**Exercise directions:**
Write out the data below in full, unchanged, minus the images.

━━━━━━━━━━━━━━━━━━━━━━━━━━━━━━

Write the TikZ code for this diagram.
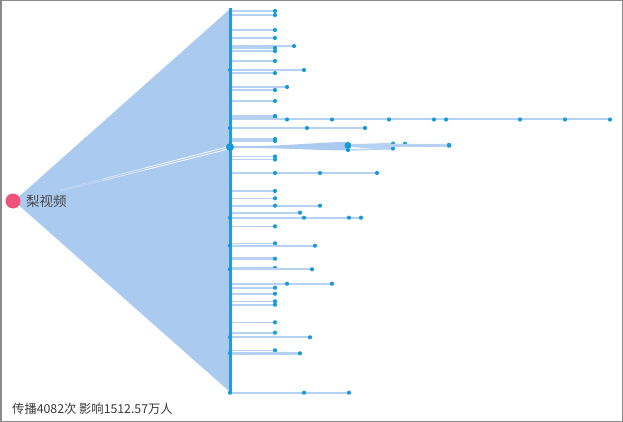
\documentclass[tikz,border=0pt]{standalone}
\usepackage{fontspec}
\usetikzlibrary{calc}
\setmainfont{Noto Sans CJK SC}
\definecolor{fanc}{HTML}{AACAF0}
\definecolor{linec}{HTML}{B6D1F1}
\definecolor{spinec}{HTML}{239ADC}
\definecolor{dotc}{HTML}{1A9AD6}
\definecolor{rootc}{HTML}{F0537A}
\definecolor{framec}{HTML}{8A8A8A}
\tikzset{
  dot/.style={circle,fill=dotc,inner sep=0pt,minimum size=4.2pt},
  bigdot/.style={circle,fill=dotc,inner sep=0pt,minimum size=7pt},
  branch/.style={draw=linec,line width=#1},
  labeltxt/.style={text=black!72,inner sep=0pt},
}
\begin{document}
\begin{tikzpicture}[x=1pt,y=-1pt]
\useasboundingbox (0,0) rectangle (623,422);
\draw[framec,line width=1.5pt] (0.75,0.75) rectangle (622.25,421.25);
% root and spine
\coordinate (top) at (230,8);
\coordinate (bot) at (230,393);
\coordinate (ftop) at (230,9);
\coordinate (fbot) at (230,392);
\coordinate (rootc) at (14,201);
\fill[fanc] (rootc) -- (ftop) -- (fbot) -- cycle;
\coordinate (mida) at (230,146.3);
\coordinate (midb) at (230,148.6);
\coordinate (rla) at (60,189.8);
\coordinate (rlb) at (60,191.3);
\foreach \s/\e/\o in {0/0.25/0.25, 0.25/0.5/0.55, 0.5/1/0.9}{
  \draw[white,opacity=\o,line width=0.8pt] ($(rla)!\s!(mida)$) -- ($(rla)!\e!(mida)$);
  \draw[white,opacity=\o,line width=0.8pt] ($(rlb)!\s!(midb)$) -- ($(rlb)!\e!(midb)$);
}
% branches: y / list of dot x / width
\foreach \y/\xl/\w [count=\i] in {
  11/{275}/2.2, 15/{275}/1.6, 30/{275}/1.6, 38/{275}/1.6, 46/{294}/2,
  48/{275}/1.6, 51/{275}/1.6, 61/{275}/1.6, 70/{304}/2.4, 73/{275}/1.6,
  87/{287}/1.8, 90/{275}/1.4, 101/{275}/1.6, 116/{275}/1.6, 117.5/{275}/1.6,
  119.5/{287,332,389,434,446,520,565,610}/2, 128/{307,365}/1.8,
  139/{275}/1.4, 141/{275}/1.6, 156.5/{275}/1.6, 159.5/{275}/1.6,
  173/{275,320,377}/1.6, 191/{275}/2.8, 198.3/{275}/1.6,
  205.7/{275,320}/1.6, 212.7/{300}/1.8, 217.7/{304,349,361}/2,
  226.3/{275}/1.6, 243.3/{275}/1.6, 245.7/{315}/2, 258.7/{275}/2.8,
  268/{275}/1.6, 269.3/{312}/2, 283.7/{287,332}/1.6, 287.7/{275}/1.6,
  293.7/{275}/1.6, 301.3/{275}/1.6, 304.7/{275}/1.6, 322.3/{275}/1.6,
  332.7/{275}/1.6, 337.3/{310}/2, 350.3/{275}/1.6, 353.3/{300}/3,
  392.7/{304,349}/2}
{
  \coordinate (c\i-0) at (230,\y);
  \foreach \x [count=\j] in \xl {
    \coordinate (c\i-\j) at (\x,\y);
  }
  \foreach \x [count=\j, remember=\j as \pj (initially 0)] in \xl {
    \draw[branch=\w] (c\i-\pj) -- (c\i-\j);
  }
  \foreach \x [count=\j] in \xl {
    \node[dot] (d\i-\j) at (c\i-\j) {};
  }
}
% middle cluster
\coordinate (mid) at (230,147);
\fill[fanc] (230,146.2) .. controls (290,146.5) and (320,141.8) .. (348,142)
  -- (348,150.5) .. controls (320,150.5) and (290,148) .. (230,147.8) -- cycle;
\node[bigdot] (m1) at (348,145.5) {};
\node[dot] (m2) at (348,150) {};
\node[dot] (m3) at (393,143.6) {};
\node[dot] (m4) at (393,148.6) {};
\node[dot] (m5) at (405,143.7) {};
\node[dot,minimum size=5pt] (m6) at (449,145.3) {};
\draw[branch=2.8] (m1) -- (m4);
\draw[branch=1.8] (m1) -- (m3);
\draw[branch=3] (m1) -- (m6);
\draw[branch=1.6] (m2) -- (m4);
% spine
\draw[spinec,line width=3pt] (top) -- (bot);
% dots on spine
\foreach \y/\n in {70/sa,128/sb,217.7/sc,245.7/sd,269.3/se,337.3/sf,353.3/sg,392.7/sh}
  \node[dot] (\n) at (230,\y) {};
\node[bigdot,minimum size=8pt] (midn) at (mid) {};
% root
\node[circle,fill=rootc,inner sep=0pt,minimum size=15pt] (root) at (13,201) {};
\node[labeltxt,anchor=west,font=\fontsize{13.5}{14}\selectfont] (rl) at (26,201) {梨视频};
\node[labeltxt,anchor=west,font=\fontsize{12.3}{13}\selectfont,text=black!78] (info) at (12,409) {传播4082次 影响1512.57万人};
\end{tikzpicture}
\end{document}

━━━━━━━━━━━━━━━━━━━━━━━━━━━━━━

**Result:**
Write the TikZ code for this diagram.
\documentclass[tikz,border=0pt]{standalone}
\usepackage{fontspec}
\usetikzlibrary{calc}
\setmainfont{Noto Sans CJK SC}
\definecolor{fanc}{HTML}{AACAF0}
\definecolor{linec}{HTML}{B6D1F1}
\definecolor{spinec}{HTML}{239ADC}
\definecolor{dotc}{HTML}{1A9AD6}
\definecolor{rootc}{HTML}{F0537A}
\definecolor{framec}{HTML}{8A8A8A}
\tikzset{
  dot/.style={circle,fill=dotc,inner sep=0pt,minimum size=4.2pt},
  bigdot/.style={circle,fill=dotc,inner sep=0pt,minimum size=7pt},
  branch/.style={draw=linec,line width=#1},
  labeltxt/.style={text=black!72,inner sep=0pt},
}
\begin{document}
\begin{tikzpicture}[x=1pt,y=-1pt]
\useasboundingbox (0,0) rectangle (623,422);
\draw[framec,line width=1.5pt] (0.75,0.75) rectangle (622.25,421.25);
% root and spine
\coordinate (top) at (230,8);
\coordinate (bot) at (230,393);
\coordinate (ftop) at (230,9);
\coordinate (fbot) at (230,392);
\coordinate (rootc) at (14,201);
\fill[fanc] (rootc) -- (ftop) -- (fbot) -- cycle;
\coordinate (mida) at (230,146.3);
\coordinate (midb) at (230,148.6);
\coordinate (rla) at (60,189.8);
\coordinate (rlb) at (60,191.3);
\foreach \s/\e/\o in {0/0.25/0.25, 0.25/0.5/0.55, 0.5/1/0.9}{
  \draw[white,opacity=\o,line width=0.8pt] ($(rla)!\s!(mida)$) -- ($(rla)!\e!(mida)$);
  \draw[white,opacity=\o,line width=0.8pt] ($(rlb)!\s!(midb)$) -- ($(rlb)!\e!(midb)$);
}
% branches: y / list of dot x / width
\foreach \y/\xl/\w [count=\i] in {
  11/{275}/2.2, 15/{275}/1.6, 30/{275}/1.6, 38/{275}/1.6, 46/{294}/2,
  48/{275}/1.6, 51/{275}/1.6, 61/{275}/1.6, 70/{304}/2.4, 73/{275}/1.6,
  87/{287}/1.8, 90/{275}/1.4, 101/{275}/1.6, 116/{275}/1.6, 117.5/{275}/1.6,
  119.5/{287,332,389,434,446,520,565,610}/2, 128/{307,365}/1.8,
  139/{275}/1.4, 141/{275}/1.6, 156.5/{275}/1.6, 159.5/{275}/1.6,
  173/{275,320,377}/1.6, 191/{275}/2.8, 198.3/{275}/1.6,
  205.7/{275,320}/1.6, 212.7/{300}/1.8, 217.7/{304,349,361}/2,
  226.3/{275}/1.6, 243.3/{275}/1.6, 245.7/{315}/2, 258.7/{275}/2.8,
  268/{275}/1.6, 269.3/{312}/2, 283.7/{287,332}/1.6, 287.7/{275}/1.6,
  293.7/{275}/1.6, 301.3/{275}/1.6, 304.7/{275}/1.6, 322.3/{275}/1.6,
  332.7/{275}/1.6, 337.3/{310}/2, 350.3/{275}/1.6, 353.3/{300}/3,
  392.7/{304,349}/2}
{
  \coordinate (c\i-0) at (230,\y);
  \foreach \x [count=\j] in \xl {
    \coordinate (c\i-\j) at (\x,\y);
  }
  \foreach \x [count=\j, remember=\j as \pj (initially 0)] in \xl {
    \draw[branch=\w] (c\i-\pj) -- (c\i-\j);
  }
  \foreach \x [count=\j] in \xl {
    \node[dot] (d\i-\j) at (c\i-\j) {};
  }
}
% middle cluster
\coordinate (mid) at (230,147);
\fill[fanc] (230,146.2) .. controls (290,146.5) and (320,141.8) .. (348,142)
  -- (348,150.5) .. controls (320,150.5) and (290,148) .. (230,147.8) -- cycle;
\node[bigdot] (m1) at (348,145.5) {};
\node[dot] (m2) at (348,150) {};
\node[dot] (m3) at (393,143.6) {};
\node[dot] (m4) at (393,148.6) {};
\node[dot] (m5) at (405,143.7) {};
\node[dot,minimum size=5pt] (m6) at (449,145.3) {};
\draw[branch=2.8] (m1) -- (m4);
\draw[branch=1.8] (m1) -- (m3);
\draw[branch=3] (m1) -- (m6);
\draw[branch=1.6] (m2) -- (m4);
% spine
\draw[spinec,line width=3pt] (top) -- (bot);
% dots on spine
\foreach \y/\n in {70/sa,128/sb,217.7/sc,245.7/sd,269.3/se,337.3/sf,353.3/sg,392.7/sh}
  \node[dot] (\n) at (230,\y) {};
\node[bigdot,minimum size=8pt] (midn) at (mid) {};
% root
\node[circle,fill=rootc,inner sep=0pt,minimum size=15pt] (root) at (13,201) {};
\node[labeltxt,anchor=west,font=\fontsize{13.5}{14}\selectfont] (rl) at (26,201) {梨视频};
\node[labeltxt,anchor=west,font=\fontsize{12.3}{13}\selectfont,text=black!78] (info) at (12,409) {传播4082次 影响1512.57万人};
\end{tikzpicture}
\end{document}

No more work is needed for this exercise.